(Recorded data)

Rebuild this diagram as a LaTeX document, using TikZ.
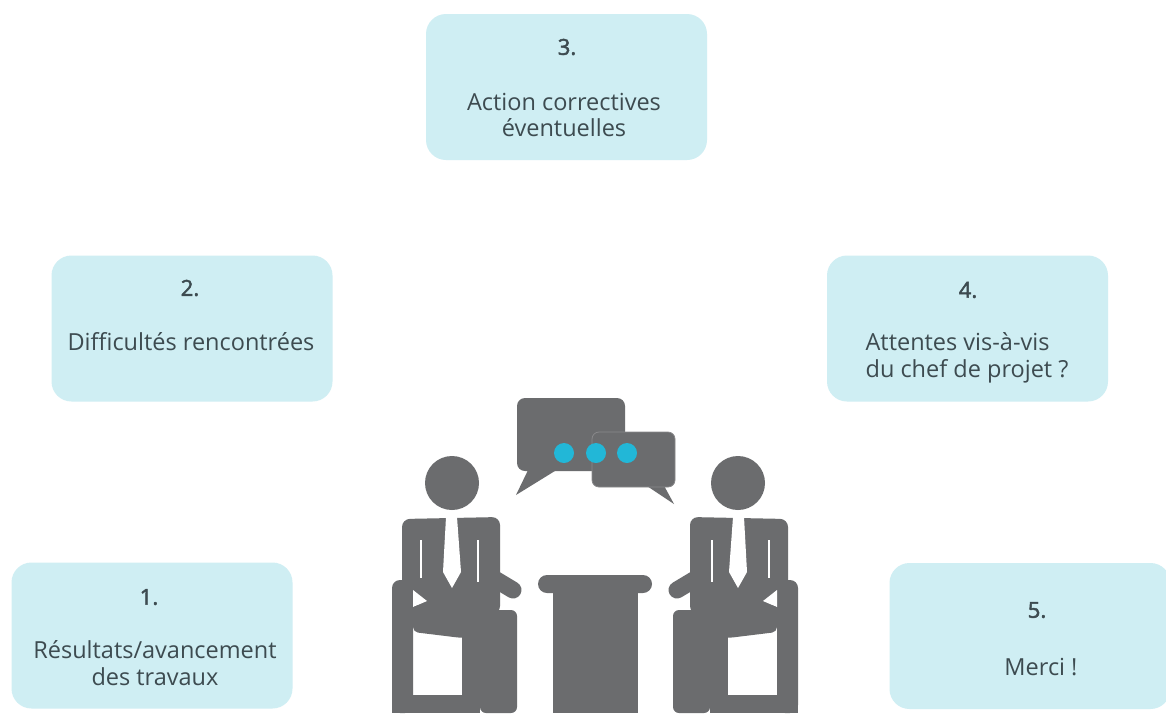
\documentclass[tikz,border=0pt]{standalone}
\usepackage{fontspec}
\setmainfont{Open Sans}
\newfontfamily\numfont[FakeBold=2.2]{Open Sans}

\definecolor{cardfill}{HTML}{CFEEF3}
\definecolor{cardtext}{HTML}{3D4B50}
\definecolor{icongray}{HTML}{6B6C6E}
\definecolor{dotcyan}{HTML}{22B7D7}

\tikzset{
  card/.style={fill=cardfill, rounded corners=20pt, minimum width=281pt,
    minimum height=146pt, inner sep=0pt},
  num/.style={text=cardtext, inner sep=0pt, font=\numfont\fontsize{22}{26}\selectfont},
  body/.style={text=cardtext, inner sep=0pt, align=center,
    font=\fontsize{23.5}{26.5}\selectfont},
  % personnage assis sur sa chaise, tourne vers la table (x relatif au centre de la table)
  sitter/.pic={
    \fill[icongray] (-143,483) circle[radius=27pt];
    % chaise
    \fill[icongray, rounded corners=8pt] (-203,713) -- (-203,580) -- (-182,580) -- (-182,713) -- cycle;
    \fill[icongray] (-203,695) rectangle (-115,713);
    \fill[icongray] (-133,630) rectangle (-115,713);
    % buste et bras
    \fill[icongray, rounded corners=8pt] (-193,614) -- (-193,519) -- (-95,517) -- (-95,614) -- cycle;
    \draw[icongray, line width=17pt, line cap=round] (-102,578) -- (-82,590);
    \fill[white] (-182,590) -- (-168,601) -- (-182,607) -- cycle;
    % cuisse et jambe
    \fill[icongray, rounded corners=5pt] (-182,605) -- (-84,612) -- (-78,628) -- (-133,638) -- (-182,632) -- cycle;
    \fill[icongray, rounded corners=6pt] (-115,713) -- (-115,610) -- (-78,610) -- (-78,713) -- cycle;
    % cravate et plis des manches
    \fill[white] (-149,517) -- (-138,517) -- (-134,572) -- (-143,588) -- (-152,572) -- cycle;
    \draw[white, line width=2.5pt] (-174,540) -- (-174,578);
    \draw[white, line width=2.5pt] (-117,540) -- (-117,582);
  }
}

\begin{document}
\begin{tikzpicture}[x=1pt, y=-1pt]
    \useasboundingbox[fill=white] (0,0) rectangle (1166,713);

    % --- Les cinq etapes ---
    \node[card] (c1) at (152,635.5) {};
    \node[num]  (n1) at (149,597) {1.};
    \node[body] (t1) at (155,663) {Résultats/avancement\\des travaux};

    \node[card] (c2) at (192,328.5) {};
    \node[num]  (n2) at (190,288) {2.};
    \node[body] (t2) at (191,342) {Difficultés rencontrées};

    \node[card] (c3) at (566.5,87) {};
    \node[num]  (n3) at (567,47) {3.};
    \node[body] (t3) at (564,115) {Action correctives\\éventuelles};

    \node[card] (c4) at (967.5,328.5) {};
    \node[num]  (n4) at (968,290) {4.};
    \node[body, align=left] (t4) at (967,358) {Attentes vis-à-vis\\du chef de projet ?};

    \node[card] (c5) at (1030,636) {};
    \node[num]  (n5) at (1037,610) {5.};
    \node[body] (t5) at (1041,667) {Merci !};

    % --- Bulles de dialogue ---
    \fill[icongray, rounded corners=8pt] (517,398) rectangle (625,471);
    \fill[icongray] (530,466) -- (563,466) -- (516,495) -- cycle;
    \fill[icongray] (641,482) -- (662,482) -- (674,504) -- cycle;
    \filldraw[fill=icongray, draw=icongray!80!white, line width=0.8pt, rounded corners=7pt]
      (592,432) rectangle (675,487);
    \foreach \dx in {564,596,627}
      \fill[dotcyan] (\dx,453) circle[radius=10pt];

    % --- Table ---
    \fill[icongray] (553,588) rectangle (638,713);
    \fill[icongray, rounded corners=9pt] (538,575) rectangle (652,593);

    % --- Les deux interlocuteurs ---
    \pic (gauche) at (595,0) {sitter};
    \pic[xscale=-1] (droite) at (595,0) {sitter};
\end{tikzpicture}
\end{document}
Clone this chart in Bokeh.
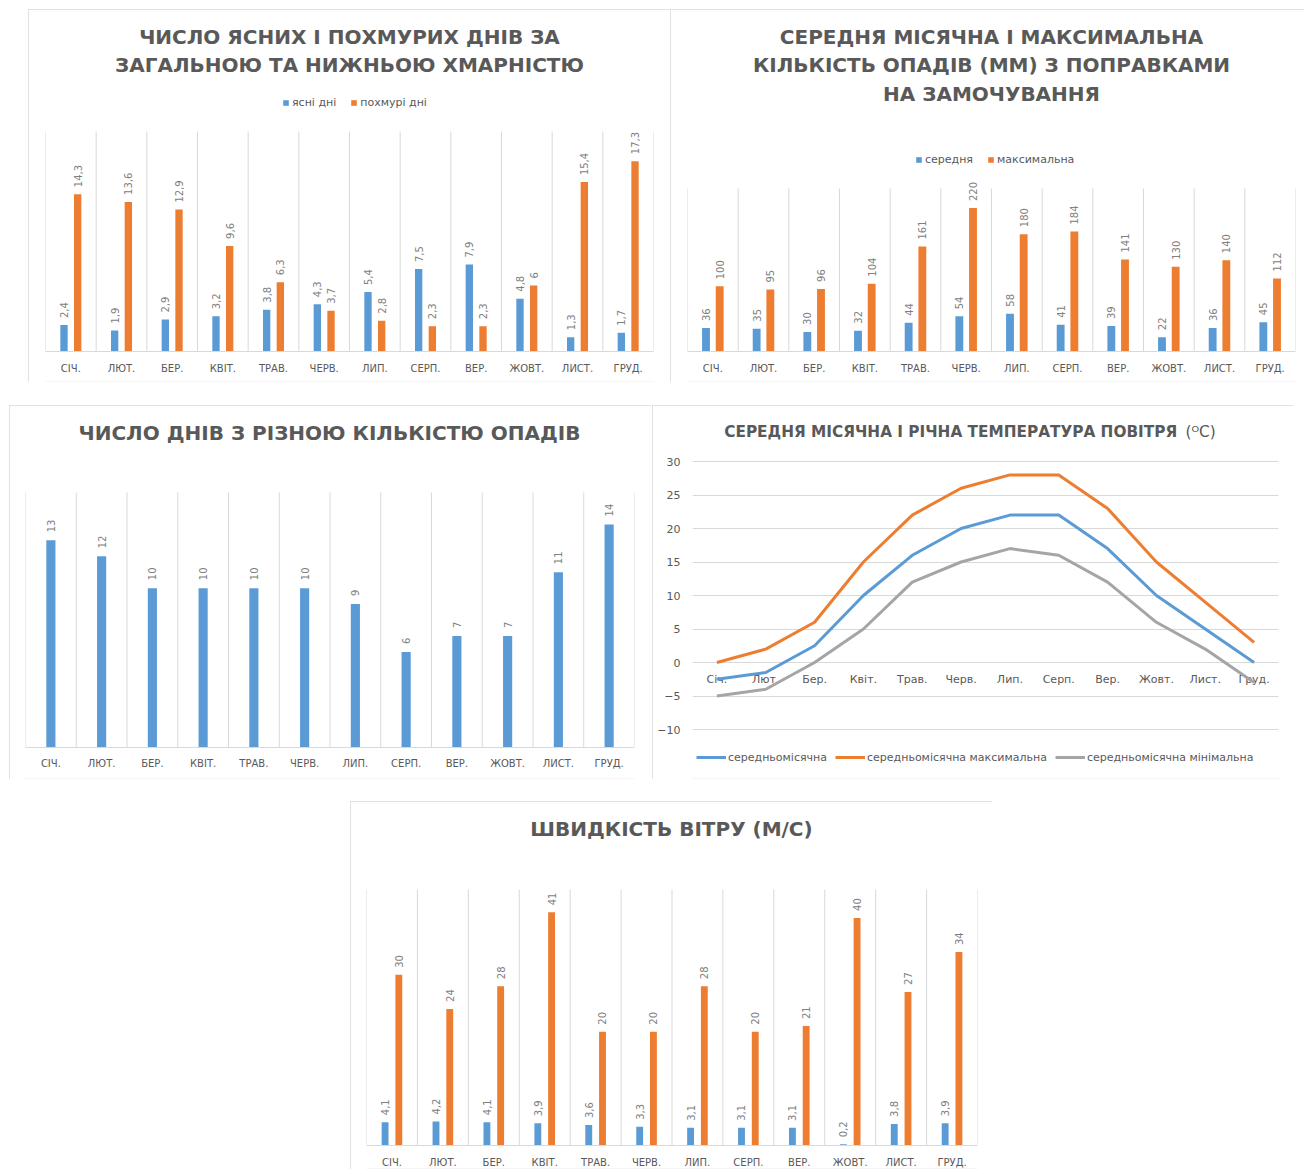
import math
from bokeh.plotting import figure
from bokeh.models import (ColumnDataSource, LabelSet, Label, Legend, LegendItem,
                          FixedTicker, Range1d, Spacer)
from bokeh.layouts import row, column
from bokeh.transform import dodge
from bokeh.core.properties import value
from bokeh.embed import file_html
from bokeh.resources import INLINE

# ---------------- data ----------------
months_upper = ["СІЧ.", "ЛЮТ.", "БЕР.", "КВІТ.", "ТРАВ.", "ЧЕРВ.",
                "ЛИП.", "СЕРП.", "ВЕР.", "ЖОВТ.", "ЛИСТ.", "ГРУД."]
months_lower = ["Січ.", "Лют.", "Бер.", "Квіт.", "Трав.", "Черв.",
                "Лип.", "Серп.", "Вер.", "Жовт.", "Лист.", "Груд."]

clear_days = [2.4, 1.9, 2.9, 3.2, 3.8, 4.3, 5.4, 7.5, 7.9, 4.8, 1.3, 1.7]
cloudy_days = [14.3, 13.6, 12.9, 9.6, 6.3, 3.7, 2.8, 2.3, 2.3, 6, 15.4, 17.3]

precip_mean = [36, 35, 30, 32, 44, 54, 58, 41, 39, 22, 36, 45]
precip_max = [100, 95, 96, 104, 161, 220, 180, 184, 141, 130, 140, 112]

precip_days = [13, 12, 10, 10, 10, 10, 9, 6, 7, 7, 11, 14]

temp_mean = [-2.5, -1.5, 2.5, 10, 16, 20, 22, 22, 17, 10, 5, 0]
temp_max = [0, 2, 6, 15, 22, 26, 28, 28, 23, 15, 9, 3]
temp_min = [-5, -4, 0, 5, 12, 15, 17, 16, 12, 6, 2, -3]
temp_ticks = [-10, -5, 0, 5, 10, 15, 20, 25, 30]

wind_mean = [4.1, 4.2, 4.1, 3.9, 3.6, 3.3, 3.1, 3.1, 3.1, 0.2, 3.8, 3.9]
wind_max = [30, 24, 28, 41, 20, 20, 28, 20, 21, 40, 27, 34]

# ---------------- style ----------------
BLUE = "#5b9bd5"
ORANGE = "#ed7d31"
GRAY = "#a5a5a5"
GRID = "#d9d9d9"
TEXT = "#595959"
LABEL = "#808080"
FONT = "DejaVu Sans"


def fmt(v):
    return f"{v:g}".replace(".", ",")


class Panel:
    """A figure whose frame spans the full height of its box (page pixels)."""

    def __init__(self, fig_left, fig_top, width, height, frame_left, frame_right,
                 baseline, top_px, top_val, x_range, y_axis=False):
        self.frame_left = frame_left
        self.frame_top = fig_top + 1
        self.frame_bot = fig_top + height - 1
        unit = (baseline - top_px) / top_val
        y0 = -(self.frame_bot - baseline) / unit
        y1 = (baseline - self.frame_top) / unit
        p = figure(width=width, height=height, x_range=x_range,
                   y_range=Range1d(y0, y1), output_backend="svg",
                   toolbar_location=None, tools="", title=None,
                   y_axis_location="left" if y_axis else None,
                   min_border_left=frame_left - fig_left,
                   min_border_right=fig_left + width - frame_right,
                   min_border_top=1, min_border_bottom=1)
        p.outline_line_color = None
        p.background_fill_color = "white"
        p.border_fill_color = "white"
        p.xgrid.grid_line_color = None
        p.ygrid.grid_line_color = None
        p.xaxis.fixed_location = 0
        p.xaxis.axis_line_color = GRID
        p.xaxis.major_tick_line_color = None
        p.xaxis.minor_tick_line_color = None
        p.xaxis.major_tick_out = 0
        p.xaxis.major_label_text_font = FONT
        p.xaxis.major_label_text_color = TEXT
        p.styles = {"outline": "1px solid #d9d9d9", "outline-offset": "-1px"}
        self.p = p

    def sx(self, page_x):
        return page_x - self.frame_left

    def sy(self, page_y):
        return self.frame_bot - page_y

    def title(self, lines, page_x, page_ys, size="20px"):
        for txt, y in zip(lines, page_ys):
            self.p.add_layout(Label(x=self.sx(page_x), y=self.sy(y),
                                    x_units="screen", y_units="screen",
                                    text=txt, text_align="center",
                                    text_baseline="middle", text_font=FONT,
                                    text_font_size=size, text_font_style="bold",
                                    text_color=TEXT))

    def separators(self, months, top_val):
        p = self.p
        s = ColumnDataSource(dict(m=months))
        p.segment(x0=dodge("m", -0.5, range=p.x_range), y0=0,
                  x1=dodge("m", -0.5, range=p.x_range), y1=top_val,
                  source=s, line_color=GRID, line_width=1, level="underlay")
        e = ColumnDataSource(dict(m=months[-1:]))
        p.segment(x0=dodge("m", 0.5, range=p.x_range), y0=0,
                  x1=dodge("m", 0.5, range=p.x_range), y1=top_val,
                  source=e, line_color=GRID, line_width=1, level="underlay")

    def bars(self, src, field, tfield, offset, width, color, label_offset=7):
        p = self.p
        r = p.vbar(x=dodge("m", offset, range=p.x_range), top=field, width=width,
                   source=src, fill_color=color, line_color=None)
        p.add_layout(LabelSet(x=dodge("m", offset, range=p.x_range), y=field,
                              text=tfield, source=src, angle=math.pi / 2,
                              text_align="left", text_baseline="middle",
                              y_offset=label_offset, text_font=value(FONT),
                              text_font_size=value("10px"), text_color=LABEL))
        return r

    def legend(self, items, page_left, page_cy, glyph_w=7, glyph_h=7,
               standoff=3, spacing=14, h=13):
        lg = Legend(items=[LegendItem(label=l, renderers=[r]) for l, r in items],
                    location=(self.sx(page_left), self.sy(page_cy + h / 2)),
                    orientation="horizontal",
                    glyph_width=glyph_w, glyph_height=glyph_h,
                    label_standoff=standoff, spacing=spacing, padding=0, margin=0,
                    label_height=12, border_line_color=None,
                    background_fill_alpha=0, label_text_font=FONT,
                    label_text_font_size="11px", label_text_color=TEXT)
        self.p.add_layout(lg)


# ---------------- panel 1 ----------------
P1 = Panel(29, 10, 642, 373, 46, 654, baseline=352, top_px=132, top_val=20,
           x_range=months_upper)
P1.p.xaxis.major_label_text_font_size = "10px"
P1.p.xaxis.major_label_standoff = 11
P1.separators(months_upper, 20)
src1 = ColumnDataSource(dict(m=months_upper, a=clear_days, b=cloudy_days,
                             ta=[fmt(v) for v in clear_days],
                             tb=[fmt(v) for v in cloudy_days]))
r1a = P1.bars(src1, "a", "ta", -0.135, 0.145, BLUE)
r1b = P1.bars(src1, "b", "tb", 0.135, 0.145, ORANGE)
P1.title(["ЧИСЛО ЯСНИХ І ПОХМУРИХ ДНІВ ЗА",
          "ЗАГАЛЬНОЮ ТА НИЖНЬОЮ ХМАРНІСТЮ"], 350, [37, 65.5])
P1.legend([("ясні дні", r1a), ("похмурі дні", r1b)], 283, 103)

# ---------------- panel 2 ----------------
P2 = Panel(671, 10, 634, 373, 688, 1296, baseline=352, top_px=189, top_val=250,
           x_range=months_upper)
P2.p.xaxis.major_label_text_font_size = "10px"
P2.p.xaxis.major_label_standoff = 11
P2.separators(months_upper, 250)
src2 = ColumnDataSource(dict(m=months_upper, a=precip_mean, b=precip_max,
                             ta=[fmt(v) for v in precip_mean],
                             tb=[fmt(v) for v in precip_max]))
r2a = P2.bars(src2, "a", "ta", -0.135, 0.155, BLUE)
r2b = P2.bars(src2, "b", "tb", 0.135, 0.155, ORANGE)
P2.title(["СЕРЕДНЯ МІСЯЧНА І МАКСИМАЛЬНА",
          "КІЛЬКІСТЬ ОПАДІВ (ММ) З ПОПРАВКАМИ",
          "НА ЗАМОЧУВАННЯ"], 992, [37, 65.5, 94])
P2.legend([("середня", r2a), ("максимальна", r2b)], 916, 160.5)

# ---------------- panel 3 ----------------
P3 = Panel(10, 406, 642, 374, 26, 635, baseline=748, top_px=493, top_val=16,
           x_range=months_upper)
P3.p.xaxis.major_label_text_font_size = "10px"
P3.p.xaxis.major_label_standoff = 10
P3.separators(months_upper, 16)
src3 = ColumnDataSource(dict(m=months_upper, a=precip_days,
                             ta=[fmt(v) for v in precip_days]))
P3.bars(src3, "a", "ta", 0.0, 0.18, BLUE, label_offset=8)
P3.title(["ЧИСЛО ДНІВ З РІЗНОЮ КІЛЬКІСТЮ ОПАДІВ"], 330, [433])

# ---------------- panel 4 ----------------
P4 = Panel(653, 406, 641, 374, 693, 1279, baseline=663, top_px=462, top_val=30,
           x_range=months_lower, y_axis=True)
p4 = P4.p
p4.xaxis.major_label_text_font_size = "11px"
p4.xaxis.major_label_standoff = 10
p4.yaxis.ticker = FixedTicker(ticks=temp_ticks)
p4.ygrid.grid_line_color = GRID
p4.yaxis.axis_line_color = None
p4.yaxis.major_tick_line_color = None
p4.yaxis.minor_tick_line_color = None
p4.yaxis.major_tick_out = 0
p4.yaxis.major_label_text_font = FONT
p4.yaxis.major_label_text_font_size = "11px"
p4.yaxis.major_label_text_color = TEXT
p4.yaxis.major_label_standoff = 12

src4 = ColumnDataSource(dict(m=months_lower, mean=temp_mean, mx=temp_max, mn=temp_min))
l_mean = p4.line("m", "mean", source=src4, line_color=BLUE, line_width=3,
                 line_join="round", level="overlay")
l_max = p4.line("m", "mx", source=src4, line_color=ORANGE, line_width=3,
                line_join="round", level="overlay")
l_min = p4.line("m", "mn", source=src4, line_color=GRAY, line_width=3,
                line_join="round", level="overlay")
p4.add_layout(Label(x=P4.sx(1183), y=P4.sy(432), x_units="screen", y_units="screen",
                    text="СЕРЕДНЯ МІСЯЧНА І РІЧНА ТЕМПЕРАТУРА  ПОВІТРЯ",
                    text_align="right", text_baseline="middle",
                    text_font=FONT, text_font_size="15.3px",
                    text_font_style="bold", text_color=TEXT))
p4.add_layout(Label(x=P4.sx(1186), y=P4.sy(432), x_units="screen", y_units="screen",
                    text="(ᴼC)", text_align="left", text_baseline="middle",
                    text_font=FONT, text_font_size="15.3px",
                    text_color=TEXT))
P4.legend([("середньомісячна", l_mean),
           ("середньомісячна максимальна", l_max),
           ("середньомісячна мінімальна", l_min)], 697, 758,
          glyph_w=30, glyph_h=12, standoff=2, spacing=8)

# ---------------- panel 5 ----------------
P5 = Panel(351, 802, 642, 368, 367, 978, baseline=1146, top_px=890, top_val=45,
           x_range=months_upper)
P5.p.xaxis.major_label_text_font_size = "10px"
P5.p.xaxis.major_label_standoff = 11
P5.separators(months_upper, 45)
src5 = ColumnDataSource(dict(m=months_upper, a=wind_mean, b=wind_max,
                             ta=[fmt(v) for v in wind_mean],
                             tb=[fmt(v) for v in wind_max]))
P5.bars(src5, "a", "ta", -0.135, 0.135, BLUE)
P5.bars(src5, "b", "tb", 0.135, 0.135, ORANGE)
P5.title(["ШВИДКІСТЬ ВІТРУ (М/С)"], 672, [829])

# ---------------- layout ----------------
layout = column(
    Spacer(width=1, height=9),
    row(Spacer(width=28, height=1), P1.p, P2.p),
    Spacer(width=1, height=23),
    row(Spacer(width=9, height=1), P3.p, Spacer(width=1, height=1), P4.p),
    Spacer(width=1, height=22),
    row(Spacer(width=350, height=1), P5.p),
)

open("out.html", "w").write(file_html(layout, INLINE))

▶ **Given instruction**: The lines you need run from the one containing "Clone this chart in Bokeh." down to the one containing "from bokeh.resources import INLINE"; print them exactly, both ends included, and leave out pictures.

▶ **Full solution**:
Clone this chart in Bokeh.
import math
from bokeh.plotting import figure
from bokeh.models import (ColumnDataSource, LabelSet, Label, Legend, LegendItem,
                          FixedTicker, Range1d, Spacer)
from bokeh.layouts import row, column
from bokeh.transform import dodge
from bokeh.core.properties import value
from bokeh.embed import file_html
from bokeh.resources import INLINE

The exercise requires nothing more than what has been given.